After 20 years building single-family homes, Conservatory Group finished its first condominium project in the mid ‘80’s, in Thornhill. Today, they build high- and low-rise residential, commercial, and industrial developments.

Keeping it in the family

Many a family legacy was frittered away by the second generation. How have Libfeld’s four sons managed to not only grow their father’s business, but to work together as an effective team? A caring father taught the key lessons that enabled their success.

“My father was the most loving father I know. All of us have this admiration for him, almost hero status,” says Jay. When the boys were young, they never wanted to disappoint their father, especially because he was a man who had already endured so much. Their father, in turn, truly valued his children, making them central to his daily life.

When the boys were young, the company office was down the street from the family home. When Jay was in middle school, he would often meet his dad for lunch. There sat Jay, at the table along with his father’s business associates, inadvertently learning the subtle art of business communication and relationship building while he ate.

“He had a great balance between work and family,” says Jay. “As a child I didn’t want for a father. He was there for me all the time.”

But how is it possible to always be there for four children while running your own business seven days a week?

“On the weekends he would go from construction site to construction site, sales office to sales office, and we went with him. We were with him all the time,” explains Jay.

The lessons the boys learned at their father’s side are still with them.

“My dad had a habit of calling every sales office every weekend, often more than once … I also do that,” says Jay. His father helped establish the necessity of staying in constant contact with every aspect of the business.

Libfeld also placed tremendous trust in his sons. “He felt that his boys could do whatever he threw at them, and we wanted to do it because we wanted to impress him.”

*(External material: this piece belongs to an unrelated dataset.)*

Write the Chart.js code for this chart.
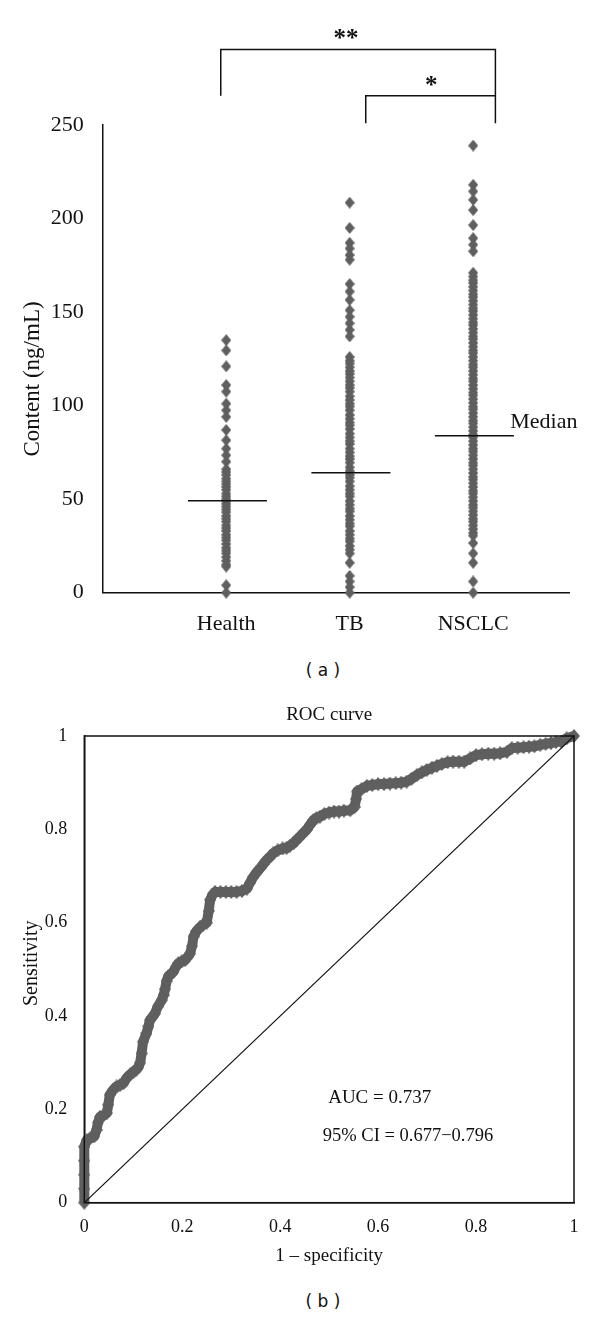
<!DOCTYPE html>
<html>
<head>
<meta charset="utf-8">
<script src="https://cdn.jsdelivr.net/npm/chart.js@4.4.0/dist/chart.umd.min.js"></script>
<style>
  html, body { margin: 0; padding: 0; background: #fff; }
  body { width: 600px; height: 1318px; position: relative; overflow: hidden; }
  #scatterChart { position: absolute; left: 0; top: 0; }
  #rocChart { position: absolute; left: 0; top: 690px; }
  .panel { position: absolute; font-family: 'DejaVu Sans', sans-serif; font-size: 17px; color: #111;
           transform: translate(-50%, -50%); white-space: pre; }
</style>
</head>
<body>
<canvas id="scatterChart" width="600" height="640"></canvas>
<canvas id="rocChart" width="600" height="600"></canvas>
<div class="panel" style="left:323px; top:670px">( a )</div>
<div class="panel" style="left:323px; top:1301px">( b )</div>

<script>
// ---- data ----
const groups = ['Health', 'TB', 'NSCLC'];
const healthValues = [135, 129.5, 121, 111, 107.5, 101, 97.5, 94, 87, 81.5, 77, 73.5, 70, 66, 64.5, 63, 61, 59.5,
  58, 56.5, 55, 53, 51.5, 50, 49, 47.5, 46, 44.5, 43, 41, 39.5, 38, 36, 34.5, 33, 31, 29.5, 28, 26, 24, 22.5, 21,
  19, 17, 15, 14, 4, 0];
const tbValues = [208.5, 195, 187, 184, 180.5, 178, 165, 161, 156.5, 151, 147.5, 144, 140.5, 137, 126, 124, 122.5,
  120.5, 118.5, 117, 115, 113, 111, 109.5, 107.5, 105, 103, 101, 99.5, 97.5, 95, 93, 91, 89.5, 87.5, 85, 83, 81,
  79.5, 77, 75, 73, 71.5, 69.5, 67, 65, 63, 61.5, 59.5, 57, 55, 53, 51.5, 49, 47, 45, 43.5, 41, 39, 37, 35.5, 33,
  31, 29, 27.5, 25, 23, 21, 16, 9, 6, 3, 0];
const nsclcValues = [239, 218, 214.5, 210, 204.5, 196.5, 189.5, 186, 182.5, 171, 169, 167, 165.5, 163.5, 161.5,
  159.5, 158, 156, 154, 152, 150.5, 148.5, 146.5, 144.5, 143, 141, 139, 137, 135.5, 133.5, 131.5, 129.5, 128, 126,
  124, 122, 120.5, 118.5, 116.5, 114.5, 113, 111, 109, 107, 105.5, 103.5, 101.5, 99.5, 98, 96, 94, 92, 90.5, 88.5,
  86.5, 84.5, 83, 81, 79, 77, 75.5, 73.5, 71.5, 69.5, 68, 66, 64, 62, 60.5, 58.5, 56.5, 54.5, 53, 51, 49, 47, 45.5,
  43.5, 41.5, 39.5, 38, 36, 34, 32, 30.5, 26.5, 21, 16, 6, 0];
const medians = [49.2, 64.1, 83.9];

const rocFpr = [0, 0, 0, 0, 0, 0.005, 0.012, 0.02, 0.025, 0.028, 0.032, 0.04, 0.046, 0.049, 0.052, 0.059, 0.066,
  0.073, 0.08, 0.087, 0.094, 0.1, 0.106, 0.11, 0.114, 0.117, 0.12, 0.127, 0.131, 0.134, 0.139, 0.144, 0.15, 0.158,
  0.162, 0.165, 0.168, 0.172, 0.177, 0.182, 0.187, 0.192, 0.199, 0.206, 0.212, 0.216, 0.22, 0.223, 0.229, 0.236,
  0.243, 0.25, 0.254, 0.257, 0.262, 0.267, 0.278, 0.289, 0.3, 0.311, 0.322, 0.332, 0.338, 0.345, 0.352, 0.36, 0.366,
  0.372, 0.38, 0.386, 0.395, 0.405, 0.413, 0.42, 0.427, 0.434, 0.44, 0.447, 0.454, 0.461, 0.468, 0.474, 0.481, 0.49,
  0.5, 0.51, 0.52, 0.53, 0.543, 0.552, 0.555, 0.557, 0.566, 0.577, 0.588, 0.6, 0.612, 0.624, 0.636, 0.647, 0.658,
  0.668, 0.679, 0.689, 0.699, 0.71, 0.72, 0.73, 0.742, 0.753, 0.765, 0.776, 0.788, 0.8, 0.812, 0.825, 0.837, 0.849,
  0.863, 0.873, 0.885, 0.897, 0.908, 0.919, 0.931, 0.942, 0.953, 0.963, 0.974, 0.985, 1];
const rocSens = [0, 0.03, 0.06, 0.09, 0.12, 0.134, 0.138, 0.142, 0.156, 0.172, 0.184, 0.188, 0.192, 0.21, 0.231,
  0.242, 0.249, 0.252, 0.256, 0.268, 0.275, 0.28, 0.285, 0.29, 0.3, 0.32, 0.345, 0.363, 0.378, 0.391, 0.398, 0.405,
  0.42, 0.434, 0.445, 0.458, 0.475, 0.486, 0.49, 0.495, 0.505, 0.513, 0.517, 0.52, 0.528, 0.534, 0.55, 0.57, 0.582,
  0.59, 0.596, 0.6, 0.625, 0.649, 0.66, 0.666, 0.666, 0.666, 0.666, 0.666, 0.668, 0.673, 0.685, 0.698, 0.708, 0.718,
  0.726, 0.734, 0.742, 0.749, 0.755, 0.759, 0.76, 0.765, 0.77, 0.778, 0.784, 0.792, 0.799, 0.81, 0.82, 0.824, 0.827,
  0.833, 0.836, 0.838, 0.838, 0.84, 0.841, 0.848, 0.865, 0.881, 0.886, 0.893, 0.895, 0.897, 0.897, 0.898, 0.899,
  0.9, 0.902, 0.908, 0.916, 0.922, 0.927, 0.932, 0.936, 0.94, 0.944, 0.945, 0.945, 0.945, 0.952, 0.959, 0.961,
  0.962, 0.962, 0.963, 0.966, 0.974, 0.975, 0.976, 0.977, 0.978, 0.981, 0.983, 0.985, 0.987, 0.988, 0.995, 1];
const aucLabel = 'AUC = 0.737';
const ciLabel = '95% CI = 0.677\u22120.796';

// ---- styles ----
const SERIF = "'Liberation Serif', 'Times New Roman', serif";
const INK = '#111';
const MARKER = '#5f5f5f';

function makeDiamond(w, h, color) {
  const c = document.createElement('canvas');
  c.width = w; c.height = h;
  const g = c.getContext('2d');
  g.fillStyle = color;
  g.beginPath();
  g.moveTo(w / 2, 0); g.lineTo(w, h / 2); g.lineTo(w / 2, h); g.lineTo(0, h / 2);
  g.closePath();
  g.fill();
  return c;
}
const diamond = makeDiamond(10, 12, MARKER);
const rocDiamond = makeDiamond(12, 14, MARKER);

// tick text without trailing ".0"
const plainTick = v => String(Number(v.toFixed(1)));

// ---- (a) content scatter ----
const groupValues = [healthValues, tbValues, nsclcValues];

const scatterExtras = {
  id: 'scatterExtras',
  afterDraw(chart) {
    const { ctx, scales: { x, y } } = chart;
    ctx.save();
    // significance brackets
    const xl = x.getPixelForValue(0.956), xm = x.getPixelForValue(2.13), xr = x.getPixelForValue(3.18);
    const yTop = y.getPixelForValue(290.4), yMid = y.getPixelForValue(265.6), yLow = y.getPixelForValue(250.9);
    ctx.strokeStyle = INK;
    ctx.lineWidth = 1.5;
    ctx.beginPath();
    ctx.moveTo(xl, yMid); ctx.lineTo(xl, yTop); ctx.lineTo(xr, yTop); ctx.lineTo(xr, yLow);
    ctx.moveTo(xm, yLow); ctx.lineTo(xm, yMid); ctx.lineTo(xr, yMid);
    ctx.stroke();

    ctx.fillStyle = INK;
    ctx.textAlign = 'center';
    ctx.textBaseline = 'alphabetic';
    ctx.font = 'bold 25px ' + SERIF;
    ctx.fillText('**', x.getPixelForValue(1.97), yTop - 3);
    ctx.fillText('*', x.getPixelForValue(2.66), yMid - 3);

    // median label
    ctx.font = '22px ' + SERIF;
    ctx.textAlign = 'left';
    ctx.fillText('Median', x.getPixelForValue(3.3), y.getPixelForValue(medians[2]) - 7.5);

    // y title
    ctx.translate(33, 379);
    ctx.rotate(-Math.PI / 2);
    ctx.textAlign = 'center';
    ctx.textBaseline = 'middle';
    ctx.font = '23px ' + SERIF;
    ctx.fillText('Content (ng/mL)', 0, 0);
    ctx.restore();
  }
};

new Chart(document.getElementById('scatterChart'), {
  type: 'scatter',
  data: {
    datasets: [
      ...medians.map((m, i) => ({
        data: [{ x: i + 1 - 0.31, y: m }, { x: i + 1 + 0.33, y: m }],
        showLine: true,
        borderColor: INK,
        borderWidth: 1.5,
        pointRadius: 0
      })),
      ...groupValues.map((vals, i) => ({
        label: groups[i],
        data: vals.map(v => ({ x: i + 1, y: v })),
        pointStyle: diamond,
        pointRadius: 6,
        clip: false
      }))
    ]
  },
  options: {
    responsive: false,
    animation: false,
    layout: { padding: { top: 125, right: 31, left: 0, bottom: 0 } },
    plugins: { legend: { display: false }, tooltip: { enabled: false } },
    scales: {
      x: {
        type: 'linear', min: 0, max: 3.776,
        grid: { display: false },
        border: { color: INK, width: 1.5 },
        afterBuildTicks: s => { s.ticks = groups.map((g, i) => ({ value: i + 1 })); },
        ticks: {
          callback: v => groups[v - 1] || '',
          font: { family: SERIF, size: 22 }, color: INK, padding: 10, maxRotation: 0, autoSkip: false
        },
        afterFit: s => { s.height = 47.3; }
      },
      y: {
        min: 0, max: 250,
        grid: { display: false },
        border: { color: INK, width: 1.5 },
        ticks: { stepSize: 50, font: { family: SERIF, size: 22 }, color: INK, padding: 11 },
        afterFit: s => { s.width = 102.7; }
      }
    }
  },
  plugins: [scatterExtras]
});

// ---- (b) ROC curve ----
const rocExtras = {
  id: 'rocExtras',
  afterDraw(chart) {
    const { ctx, chartArea: a, scales: { x, y } } = chart;
    ctx.save();
    ctx.strokeStyle = INK;
    ctx.lineWidth = 1.5;
    ctx.strokeRect(a.left, a.top, a.right - a.left, a.bottom - a.top);

    ctx.fillStyle = INK;
    ctx.textBaseline = 'middle';
    ctx.textAlign = 'center';
    ctx.font = '19px ' + SERIF;
    ctx.fillText('ROC curve', (a.left + a.right) / 2, a.top - 21);
    ctx.fillText('1 \u2013 specificity', (a.left + a.right) / 2, a.bottom + 53);

    ctx.textAlign = 'left';
    ctx.fillText(aucLabel, x.getPixelForValue(0.498), y.getPixelForValue(0.224));
    ctx.font = '18.5px ' + SERIF;
    ctx.fillText(ciLabel, x.getPixelForValue(0.487), y.getPixelForValue(0.143));

    ctx.translate(31.7, 273.3);
    ctx.rotate(-Math.PI / 2);
    ctx.textAlign = 'center';
    ctx.font = '20px ' + SERIF;
    ctx.fillText('Sensitivity', 0, 0);
    ctx.restore();
  }
};

new Chart(document.getElementById('rocChart'), {
  type: 'scatter',
  data: {
    datasets: [
      {
        data: [{ x: 0, y: 0 }, { x: 1, y: 1 }],
        showLine: true,
        borderColor: INK,
        borderWidth: 1.2,
        pointRadius: 0
      },
      {
        data: rocFpr.map((f, i) => ({ x: f, y: rocSens[i] })),
        showLine: true,
        borderColor: MARKER,
        borderWidth: 10,
        borderJoinStyle: 'round',
        pointStyle: rocDiamond,
        pointRadius: 7,
        clip: false
      }
    ]
  },
  options: {
    responsive: false,
    animation: false,
    layout: { padding: { top: 46, right: 26, left: 0, bottom: 0 } },
    plugins: { legend: { display: false }, tooltip: { enabled: false } },
    scales: {
      x: {
        min: 0, max: 1,
        grid: { display: false },
        border: { color: INK, width: 1.5 },
        ticks: { stepSize: 0.2, callback: plainTick, font: { family: SERIF, size: 18 }, color: INK, padding: 6, maxRotation: 0 },
        afterFit: s => { s.height = 87.3; }
      },
      y: {
        min: 0, max: 1,
        grid: { display: false },
        border: { color: INK, width: 1.5 },
        ticks: { stepSize: 0.2, callback: plainTick, font: { family: SERIF, size: 18 }, color: INK, padding: 9 },
        afterFit: s => { s.width = 84.3; }
      }
    }
  },
  plugins: [rocExtras]
});
</script>
</body>
</html>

As the boys got older, their father hired them during school holidays. They gained experience. When mistakes were made, their father never got angry. “It was always a positive approach,” says Jay. He taught them not to agonize over problems, but to work together to find a solution.

When Jay completed his studies at York University his father never doubted his abilities. His first project was an industrial building in Markham. “He gave me the plans and said, ‘go build it.’”

This trust seems to have spilled into the brothers’ relationship.

Theodore Libfeld and his four sons have built and delivered over 50,000 homes. Since their father’s death in 2000 the brothers run the business as a team, each the independent head of a key area. 

Mark runs the low-rise and medium density residential division, Sheldon handles land acquisition and development, Jay handles the high-rise condominium and commercial property divisions, and youngest brother Corey runs the company’s award-winning sales and design centre as well as the customer after-care department.

“We each have our own departments,” says Jay, but no one brother is in charge. When opportunities cross over departments, “we all agree to agree.” They run Conservatory Group by consensus. Yes, really. It seems their father’s trust in them has helped them trust in one another—a habit that will hold them in good stead for the next 50,000 homes.